We want the regulator to consider returning at least below par value, may be Rs 6 or 8 per share, said an investor, who had purchased shares a week before RBI decided to impose moratorium on GTB.
The investors group in Hyderabad is planning to meet on Sunday to discuss the future course of action. They propose to submit their objections to the RBI before August 7, as per the latters order. We will first represent our case to the RBI before we decide to take the legal recourse, another investor told FE. The investors group is said to be in constant touch with Mr Ramesh Gelli, the promoter, former Chairman, and still a major shareholder of GTB. Mr Gelli is also expected to attend the meeting, one of the investors said. However, he refused to reveal the venue of the meeting.

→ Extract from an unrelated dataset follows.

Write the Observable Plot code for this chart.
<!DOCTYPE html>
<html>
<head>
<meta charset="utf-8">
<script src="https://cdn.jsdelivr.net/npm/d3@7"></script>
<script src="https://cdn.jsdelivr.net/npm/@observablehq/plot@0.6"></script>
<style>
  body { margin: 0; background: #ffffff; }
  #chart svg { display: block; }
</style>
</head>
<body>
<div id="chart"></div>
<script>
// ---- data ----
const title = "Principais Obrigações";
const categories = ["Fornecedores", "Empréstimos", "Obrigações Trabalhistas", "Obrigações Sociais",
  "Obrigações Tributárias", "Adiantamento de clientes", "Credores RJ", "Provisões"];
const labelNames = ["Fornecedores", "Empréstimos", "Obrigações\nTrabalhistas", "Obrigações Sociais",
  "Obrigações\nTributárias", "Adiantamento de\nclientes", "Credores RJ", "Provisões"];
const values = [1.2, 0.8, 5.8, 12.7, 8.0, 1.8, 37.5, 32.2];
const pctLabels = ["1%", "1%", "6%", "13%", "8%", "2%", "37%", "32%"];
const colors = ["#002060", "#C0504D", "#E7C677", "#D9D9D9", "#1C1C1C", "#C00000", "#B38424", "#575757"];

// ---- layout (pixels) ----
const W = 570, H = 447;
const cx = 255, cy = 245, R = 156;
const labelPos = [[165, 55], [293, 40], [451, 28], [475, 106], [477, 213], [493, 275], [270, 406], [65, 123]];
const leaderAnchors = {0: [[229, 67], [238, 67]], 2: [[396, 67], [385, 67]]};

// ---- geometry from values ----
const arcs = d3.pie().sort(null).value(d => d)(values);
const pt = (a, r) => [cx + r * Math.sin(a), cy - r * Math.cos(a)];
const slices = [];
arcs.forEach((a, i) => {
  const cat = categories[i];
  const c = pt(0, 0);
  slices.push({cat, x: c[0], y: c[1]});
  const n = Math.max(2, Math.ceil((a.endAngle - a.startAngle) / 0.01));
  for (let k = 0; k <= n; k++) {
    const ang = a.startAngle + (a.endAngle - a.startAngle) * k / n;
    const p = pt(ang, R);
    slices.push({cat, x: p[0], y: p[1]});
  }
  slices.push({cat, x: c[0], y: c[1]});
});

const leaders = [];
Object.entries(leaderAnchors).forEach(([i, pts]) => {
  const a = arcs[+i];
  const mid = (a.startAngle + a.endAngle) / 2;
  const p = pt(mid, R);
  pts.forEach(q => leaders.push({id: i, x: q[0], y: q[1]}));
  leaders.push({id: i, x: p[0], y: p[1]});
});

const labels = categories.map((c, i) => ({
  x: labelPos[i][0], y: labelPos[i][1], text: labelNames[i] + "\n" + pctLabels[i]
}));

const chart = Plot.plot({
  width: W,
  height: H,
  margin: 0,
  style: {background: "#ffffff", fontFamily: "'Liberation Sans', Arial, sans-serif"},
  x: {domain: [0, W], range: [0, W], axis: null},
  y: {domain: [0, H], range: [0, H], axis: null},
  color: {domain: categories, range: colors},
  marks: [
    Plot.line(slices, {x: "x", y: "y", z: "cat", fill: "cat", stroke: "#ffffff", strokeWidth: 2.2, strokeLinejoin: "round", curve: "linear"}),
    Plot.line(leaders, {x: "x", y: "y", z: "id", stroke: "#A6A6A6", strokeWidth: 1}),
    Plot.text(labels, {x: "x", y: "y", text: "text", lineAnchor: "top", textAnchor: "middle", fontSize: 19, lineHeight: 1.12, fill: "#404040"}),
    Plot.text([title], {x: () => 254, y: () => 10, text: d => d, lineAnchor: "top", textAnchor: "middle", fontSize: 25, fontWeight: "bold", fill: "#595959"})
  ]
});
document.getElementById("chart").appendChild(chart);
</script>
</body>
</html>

Mr PC Shrimal, former president of the Hyderabad Stock Exchange (HSE) and a senior stockbroker feels that the shareholders must get the residual value of their shares.
The RBI must take the responsibility of the shareholders and protect their interest on par with depositors, he opined.
Another shareholder said: If the Section 45 (2) does not exist in the Banking Regulation Act, the deal would have been closed only after taking the shareholders approval. Hence, the regulator (RBI) has to come to the rescue of the shareholders and protect their interests, he added.
Further, to support their argument, the group of investors say that New Bridge Capital - which made a bid for GTB and was rejected by the RBI - has put a value of $350 million. And, they proposed to infuse $200 million initially. This amounts to about 60 per cent of the total value of GTB. So, this substantiates the inherent worth of GTB.
Hence, the investors argue that the regulator must consider this aspect, when they go for a valuation of the bank.